Advent and the End of Racial Division

Racism is persistent. It comes in a variety of forms, some more veiled and incipient, others more explicit and fully formed. Many seem to espouse a myth of progress that envisions a gradual waning of all racialized ideologies. But recent years (and months and days) have given the lie to that myth. The truth is that only the redeeming work of the incarnate Christ can finally “bid our sad divisions cease.”

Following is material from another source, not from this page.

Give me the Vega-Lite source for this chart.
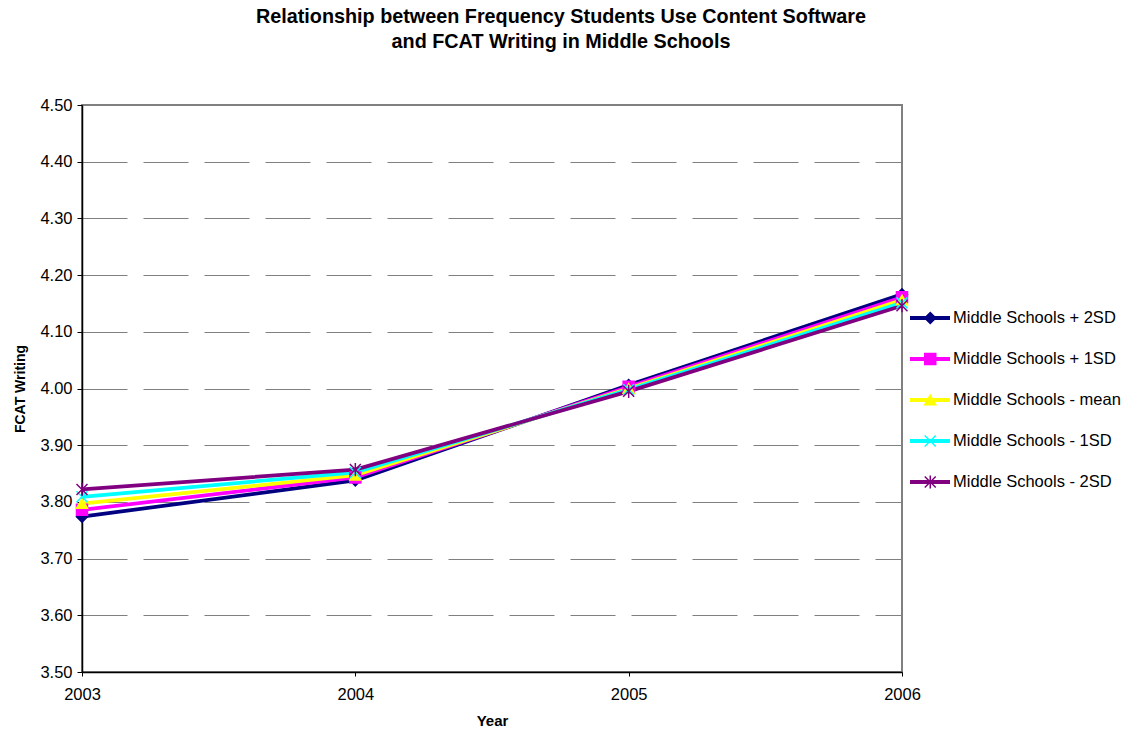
{
  "$schema": "https://vega.github.io/schema/vega-lite/v6.json",
  "autosize": {"type": "none"},
  "width": 820,
  "height": 567,
  "padding": {"left": 82, "top": 105, "right": 231, "bottom": 61},
  "background": "white",
  "config": {
    "font": "Liberation Sans",
    "view": {"stroke": "#808080", "strokeWidth": 2},
    "axis": {"labelColor": "black", "titleColor": "black", "labelFont": "Liberation Sans", "titleFont": "Liberation Sans"}
  },
  "title": {
    "text": ["Relationship between Frequency Students Use Content Software", "and FCAT Writing in Middle Schools"],
    "font": "Liberation Sans",
    "fontSize": 19.8,
    "fontWeight": "bold",
    "color": "black",
    "lineHeight": 25,
    "anchor": "middle",
    "frame": "group",
    "dx": 69,
    "offset": 45
  },
  "data": {
    "values": [
      {"series": "Middle Schools + 2SD", "order": 1, "year": 2003, "value": 3.774},
      {"series": "Middle Schools + 2SD", "order": 1, "year": 2004, "value": 3.838},
      {"series": "Middle Schools + 2SD", "order": 1, "year": 2005, "value": 4.006},
      {"series": "Middle Schools + 2SD", "order": 1, "year": 2006, "value": 4.166},
      {"series": "Middle Schools + 1SD", "order": 2, "year": 2003, "value": 3.786},
      {"series": "Middle Schools + 1SD", "order": 2, "year": 2004, "value": 3.843},
      {"series": "Middle Schools + 1SD", "order": 2, "year": 2005, "value": 4.003},
      {"series": "Middle Schools + 1SD", "order": 2, "year": 2006, "value": 4.161},
      {"series": "Middle Schools - mean", "order": 3, "year": 2003, "value": 3.797},
      {"series": "Middle Schools - mean", "order": 3, "year": 2004, "value": 3.847},
      {"series": "Middle Schools - mean", "order": 3, "year": 2005, "value": 4.0},
      {"series": "Middle Schools - mean", "order": 3, "year": 2006, "value": 4.156},
      {"series": "Middle Schools - 1SD", "order": 4, "year": 2003, "value": 3.809},
      {"series": "Middle Schools - 1SD", "order": 4, "year": 2004, "value": 3.852},
      {"series": "Middle Schools - 1SD", "order": 4, "year": 2005, "value": 3.998},
      {"series": "Middle Schools - 1SD", "order": 4, "year": 2006, "value": 4.151},
      {"series": "Middle Schools - 2SD", "order": 5, "year": 2003, "value": 3.822},
      {"series": "Middle Schools - 2SD", "order": 5, "year": 2004, "value": 3.857},
      {"series": "Middle Schools - 2SD", "order": 5, "year": 2005, "value": 3.995},
      {"series": "Middle Schools - 2SD", "order": 5, "year": 2006, "value": 4.146}
    ]
  },
  "encoding": {
    "x": {
      "field": "year",
      "type": "quantitative",
      "scale": {"domain": [2003, 2006], "nice": false, "zero": false},
      "axis": {
        "title": "Year",
        "titleFontSize": 15,
        "titleFontWeight": "bold",
        "titlePadding": 11,
        "values": [2003, 2004, 2005, 2006],
        "format": "d",
        "grid": false,
        "labelFontSize": 16.5,
        "labelPadding": 10,
        "labelFlush": false,
        "tickSize": 4,
        "tickColor": "black",
        "domainColor": "black",
        "domainWidth": 1.5
      }
    },
    "y": {
      "field": "value",
      "type": "quantitative",
      "scale": {"domain": [3.5, 4.5], "nice": false, "zero": false},
      "axis": {
        "title": "FCAT Writing",
        "titleFontSize": 14,
        "titleFontWeight": "bold",
        "titlePadding": 12,
        "values": [3.5, 3.6, 3.7, 3.8, 3.9, 4.0, 4.1, 4.2, 4.3, 4.4, 4.5],
        "format": ".2f",
        "labelFontSize": 16.5,
        "labelPadding": 5,
        "tickSize": 5,
        "tickColor": "black",
        "domainColor": "black",
        "domainWidth": 1.5,
        "grid": true,
        "gridColor": "#808080",
        "gridDash": [45, 16],
        "gridWidth": 1
      }
    }
  },
  "layer": [
    {
      "mark": {"type": "line", "strokeWidth": 3.75},
      "encoding": {
        "color": {
          "field": "series",
          "type": "nominal",
          "scale": {
            "domain": ["Middle Schools + 2SD", "Middle Schools + 1SD", "Middle Schools - mean", "Middle Schools - 1SD", "Middle Schools - 2SD"],
            "range": ["#000080", "#FF00FF", "#FFFF00", "#00FFFF", "#800080"]
          },
          "legend": {
            "title": null,
            "orient": "none",
            "legendX": 826,
            "legendY": 205,
            "padding": 0,
            "symbolType": "stroke",
            "symbolSize": 1600,
            "symbolStrokeWidth": 4,
            "clipHeight": 16,
            "rowPadding": 24,
            "labelFontSize": 16.5,
            "labelFont": "Liberation Sans",
            "labelColor": "black",
            "labelOffset": 1,
            "labelLimit": 300
          }
        }
      }
    },
    {
      "mark": {"type": "point", "filled": true, "size": 121, "strokeWidth": 1.5, "opacity": 1},
      "encoding": {
        "fill": {
          "field": "series",
          "type": "nominal",
          "sort": {"field": "order"},
          "scale": {"range": ["#000080", "#FF00FF", "#FFFF00", "#00FFFF", "#800080"]},
          "legend": {
            "title": null,
            "orient": "none",
            "legendX": 826,
            "legendY": 205,
            "padding": 0,
            "symbolSize": 121,
            "symbolStrokeWidth": 1.5,
            "symbolOffset": 14,
            "clipHeight": 16,
            "rowPadding": 24,
            "labelFontSize": 16.5,
            "labelExpr": "''"
          }
        },
        "stroke": {
          "field": "series",
          "type": "nominal",
          "sort": {"field": "order"},
          "scale": {"range": ["#000080", "#FF00FF", "#FFFF00", "#00FFFF", "#800080"]}
        },
        "shape": {
          "field": "series",
          "type": "nominal",
          "sort": {"field": "order"},
          "scale": {"range": ["diamond", "square", "triangle-up", "M-1,-1L1,1M-1,1L1,-1", "M-1,-1L1,1M-1,1L1,-1M0,-1.2L0,1.2"]}
        }
      }
    }
  ]
}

The breaking down of the dividing wall of hostility is one of the central messages of Advent, indeed of the entirety of the “Winter Pascha,” to use Alexander Schmemann’s memorable phrase to describe the liturgical cycle of Advent, Christmas, and Epiphany. In Advent, we long for the appearing of the Prince of Peace. In Christmastide, we celebrate his nativity, which is good news of great joy for all peoples. And in Epiphany, we herald his manifestation as King of the nations, signaled by the visit of the magi, bearing gifts of gold and frankincense and myrrh.

This last mystery, the visit of the magi, has been received by the church with a special connection to Christ’s universal work. As Joseph Ratzinger has noted, the Christian tradition developed the notion that the magi are kings hailing from all three known continents: Africa, Asia, and Europe. So, says Ratzinger, “the black king is part and parcel of this: in the kingdom of Jesus Christ there are no distinctions of race and origin. In him and through him, humanity is united, yet without losing any of the richness of variety.”

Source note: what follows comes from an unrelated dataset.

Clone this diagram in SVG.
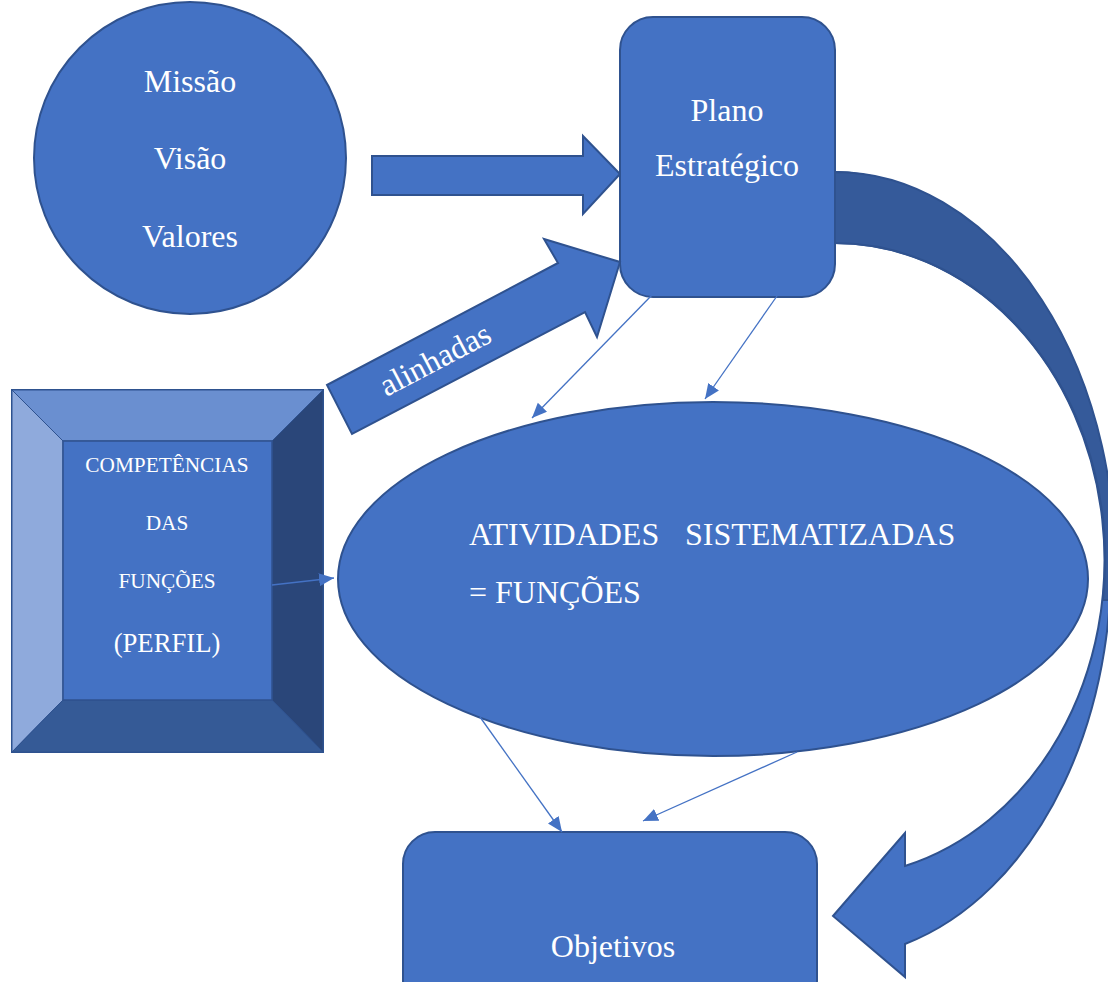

In this way, Christ as the Last Adam is simply restoring the inherent unity of the human race that is obscured and undermined by human sin. In another place, Ratzinger reflects on the unity of man in Adam, the man from the dust:

Thus the unity of the whole human race becomes immediately apparent: We are all from only one earth. There are not different kinds of “blood and soil,” to use a Nazi slogan. There are not fundamentally different kinds of human beings, as the myths of numerous religions used to say and as some worldviews of our own day also assert. There are not different categories and races in which human beings are valued differently. We are all one humanity, formed from God’s one earth. It is precisely this thought that is at the very heart of the creation account and of the whole Bible. In the face of all human division and human arrogance, whereby one person sets himself or herself over and against another, humanity is declared to be one creation of God from his one earth. What is said at the beginning is then repeated after the Flood: in the great genealogy of Genesis 10 the same thought reappears — namely, that there is only one humanity in the many human beings. The Bible says a decisive “No” to all racism and to every human division.

“Blood and soil” ideologies seem to be on the rise again in some quarters. But the church of the universal Savior–the people whose identity is definitively marked by Advent, the Nativity, and the Epiphany–of all people should not be deceived by them. The church is the sign of a coming kingdom of peace in which the Desire of the nations will “bind in one the hearts of all mankind.”